**Short exercise**. Would you copy out the whole listing exactly as given?

** START Data shown **

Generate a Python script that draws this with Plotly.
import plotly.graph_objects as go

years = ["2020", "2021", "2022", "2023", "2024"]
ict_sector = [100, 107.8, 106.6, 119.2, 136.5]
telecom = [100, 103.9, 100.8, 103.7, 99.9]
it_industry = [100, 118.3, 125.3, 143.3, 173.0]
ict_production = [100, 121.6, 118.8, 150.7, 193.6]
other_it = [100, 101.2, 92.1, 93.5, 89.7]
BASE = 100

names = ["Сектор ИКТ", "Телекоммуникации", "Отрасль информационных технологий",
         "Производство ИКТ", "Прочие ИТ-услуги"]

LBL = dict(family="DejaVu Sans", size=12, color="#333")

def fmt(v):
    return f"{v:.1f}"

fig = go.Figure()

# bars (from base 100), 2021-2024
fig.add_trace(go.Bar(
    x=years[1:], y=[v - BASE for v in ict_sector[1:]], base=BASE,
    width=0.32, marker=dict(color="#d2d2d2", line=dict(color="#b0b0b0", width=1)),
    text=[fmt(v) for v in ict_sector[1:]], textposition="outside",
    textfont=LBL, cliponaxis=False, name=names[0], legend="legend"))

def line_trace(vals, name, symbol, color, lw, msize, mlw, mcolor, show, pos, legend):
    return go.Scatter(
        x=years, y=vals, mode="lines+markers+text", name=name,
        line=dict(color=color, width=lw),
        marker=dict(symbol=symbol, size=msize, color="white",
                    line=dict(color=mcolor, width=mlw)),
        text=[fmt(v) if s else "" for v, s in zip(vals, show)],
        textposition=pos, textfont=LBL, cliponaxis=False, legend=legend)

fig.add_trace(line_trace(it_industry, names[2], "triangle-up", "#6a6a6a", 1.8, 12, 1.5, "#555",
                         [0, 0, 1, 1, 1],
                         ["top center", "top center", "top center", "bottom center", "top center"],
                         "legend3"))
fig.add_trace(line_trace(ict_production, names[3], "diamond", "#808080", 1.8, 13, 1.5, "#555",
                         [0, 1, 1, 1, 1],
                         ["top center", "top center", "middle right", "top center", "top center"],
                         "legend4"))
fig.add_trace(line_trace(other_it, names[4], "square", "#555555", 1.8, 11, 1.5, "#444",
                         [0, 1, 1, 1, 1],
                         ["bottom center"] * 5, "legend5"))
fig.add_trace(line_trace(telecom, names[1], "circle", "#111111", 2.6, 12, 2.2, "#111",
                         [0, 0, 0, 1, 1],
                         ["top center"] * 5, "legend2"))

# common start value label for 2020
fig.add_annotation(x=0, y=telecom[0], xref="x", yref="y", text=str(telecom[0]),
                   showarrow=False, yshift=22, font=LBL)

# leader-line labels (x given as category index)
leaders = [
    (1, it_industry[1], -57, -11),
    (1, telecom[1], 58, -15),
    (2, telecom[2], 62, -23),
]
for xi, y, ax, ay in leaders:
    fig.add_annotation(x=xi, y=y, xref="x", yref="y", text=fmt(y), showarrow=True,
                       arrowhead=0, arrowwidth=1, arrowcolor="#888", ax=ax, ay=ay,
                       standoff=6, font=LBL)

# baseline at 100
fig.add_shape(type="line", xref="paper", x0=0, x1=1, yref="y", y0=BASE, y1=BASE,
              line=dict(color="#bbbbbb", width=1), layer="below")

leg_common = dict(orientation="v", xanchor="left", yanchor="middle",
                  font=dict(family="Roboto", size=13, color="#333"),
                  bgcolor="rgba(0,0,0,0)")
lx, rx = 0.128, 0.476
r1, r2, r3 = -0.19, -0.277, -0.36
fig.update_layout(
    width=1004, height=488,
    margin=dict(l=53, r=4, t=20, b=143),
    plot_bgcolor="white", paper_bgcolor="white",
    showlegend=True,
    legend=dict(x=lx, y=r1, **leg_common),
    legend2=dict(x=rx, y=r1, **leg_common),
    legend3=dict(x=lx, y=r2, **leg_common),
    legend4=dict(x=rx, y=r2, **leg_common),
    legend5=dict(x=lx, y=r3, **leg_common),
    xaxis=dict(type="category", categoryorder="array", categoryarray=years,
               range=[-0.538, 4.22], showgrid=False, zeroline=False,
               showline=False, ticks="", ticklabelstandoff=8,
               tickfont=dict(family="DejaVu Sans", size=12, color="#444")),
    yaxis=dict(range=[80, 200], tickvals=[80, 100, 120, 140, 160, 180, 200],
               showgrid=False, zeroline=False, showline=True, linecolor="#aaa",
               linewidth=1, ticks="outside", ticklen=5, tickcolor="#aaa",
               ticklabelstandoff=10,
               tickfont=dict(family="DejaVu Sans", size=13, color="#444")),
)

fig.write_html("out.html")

** END Data shown **

**Task solution**.
Generate a Python script that draws this with Plotly.
import plotly.graph_objects as go

years = ["2020", "2021", "2022", "2023", "2024"]
ict_sector = [100, 107.8, 106.6, 119.2, 136.5]
telecom = [100, 103.9, 100.8, 103.7, 99.9]
it_industry = [100, 118.3, 125.3, 143.3, 173.0]
ict_production = [100, 121.6, 118.8, 150.7, 193.6]
other_it = [100, 101.2, 92.1, 93.5, 89.7]
BASE = 100

names = ["Сектор ИКТ", "Телекоммуникации", "Отрасль информационных технологий",
         "Производство ИКТ", "Прочие ИТ-услуги"]

LBL = dict(family="DejaVu Sans", size=12, color="#333")

def fmt(v):
    return f"{v:.1f}"

fig = go.Figure()

# bars (from base 100), 2021-2024
fig.add_trace(go.Bar(
    x=years[1:], y=[v - BASE for v in ict_sector[1:]], base=BASE,
    width=0.32, marker=dict(color="#d2d2d2", line=dict(color="#b0b0b0", width=1)),
    text=[fmt(v) for v in ict_sector[1:]], textposition="outside",
    textfont=LBL, cliponaxis=False, name=names[0], legend="legend"))

def line_trace(vals, name, symbol, color, lw, msize, mlw, mcolor, show, pos, legend):
    return go.Scatter(
        x=years, y=vals, mode="lines+markers+text", name=name,
        line=dict(color=color, width=lw),
        marker=dict(symbol=symbol, size=msize, color="white",
                    line=dict(color=mcolor, width=mlw)),
        text=[fmt(v) if s else "" for v, s in zip(vals, show)],
        textposition=pos, textfont=LBL, cliponaxis=False, legend=legend)

fig.add_trace(line_trace(it_industry, names[2], "triangle-up", "#6a6a6a", 1.8, 12, 1.5, "#555",
                         [0, 0, 1, 1, 1],
                         ["top center", "top center", "top center", "bottom center", "top center"],
                         "legend3"))
fig.add_trace(line_trace(ict_production, names[3], "diamond", "#808080", 1.8, 13, 1.5, "#555",
                         [0, 1, 1, 1, 1],
                         ["top center", "top center", "middle right", "top center", "top center"],
                         "legend4"))
fig.add_trace(line_trace(other_it, names[4], "square", "#555555", 1.8, 11, 1.5, "#444",
                         [0, 1, 1, 1, 1],
                         ["bottom center"] * 5, "legend5"))
fig.add_trace(line_trace(telecom, names[1], "circle", "#111111", 2.6, 12, 2.2, "#111",
                         [0, 0, 0, 1, 1],
                         ["top center"] * 5, "legend2"))

# common start value label for 2020
fig.add_annotation(x=0, y=telecom[0], xref="x", yref="y", text=str(telecom[0]),
                   showarrow=False, yshift=22, font=LBL)

# leader-line labels (x given as category index)
leaders = [
    (1, it_industry[1], -57, -11),
    (1, telecom[1], 58, -15),
    (2, telecom[2], 62, -23),
]
for xi, y, ax, ay in leaders:
    fig.add_annotation(x=xi, y=y, xref="x", yref="y", text=fmt(y), showarrow=True,
                       arrowhead=0, arrowwidth=1, arrowcolor="#888", ax=ax, ay=ay,
                       standoff=6, font=LBL)

# baseline at 100
fig.add_shape(type="line", xref="paper", x0=0, x1=1, yref="y", y0=BASE, y1=BASE,
              line=dict(color="#bbbbbb", width=1), layer="below")

leg_common = dict(orientation="v", xanchor="left", yanchor="middle",
                  font=dict(family="Roboto", size=13, color="#333"),
                  bgcolor="rgba(0,0,0,0)")
lx, rx = 0.128, 0.476
r1, r2, r3 = -0.19, -0.277, -0.36
fig.update_layout(
    width=1004, height=488,
    margin=dict(l=53, r=4, t=20, b=143),
    plot_bgcolor="white", paper_bgcolor="white",
    showlegend=True,
    legend=dict(x=lx, y=r1, **leg_common),
    legend2=dict(x=rx, y=r1, **leg_common),
    legend3=dict(x=lx, y=r2, **leg_common),
    legend4=dict(x=rx, y=r2, **leg_common),
    legend5=dict(x=lx, y=r3, **leg_common),
    xaxis=dict(type="category", categoryorder="array", categoryarray=years,
               range=[-0.538, 4.22], showgrid=False, zeroline=False,
               showline=False, ticks="", ticklabelstandoff=8,
               tickfont=dict(family="DejaVu Sans", size=12, color="#444")),
    yaxis=dict(range=[80, 200], tickvals=[80, 100, 120, 140, 160, 180, 200],
               showgrid=False, zeroline=False, showline=True, linecolor="#aaa",
               linewidth=1, ticks="outside", ticklen=5, tickcolor="#aaa",
               ticklabelstandoff=10,
               tickfont=dict(family="DejaVu Sans", size=13, color="#444")),
)

fig.write_html("out.html")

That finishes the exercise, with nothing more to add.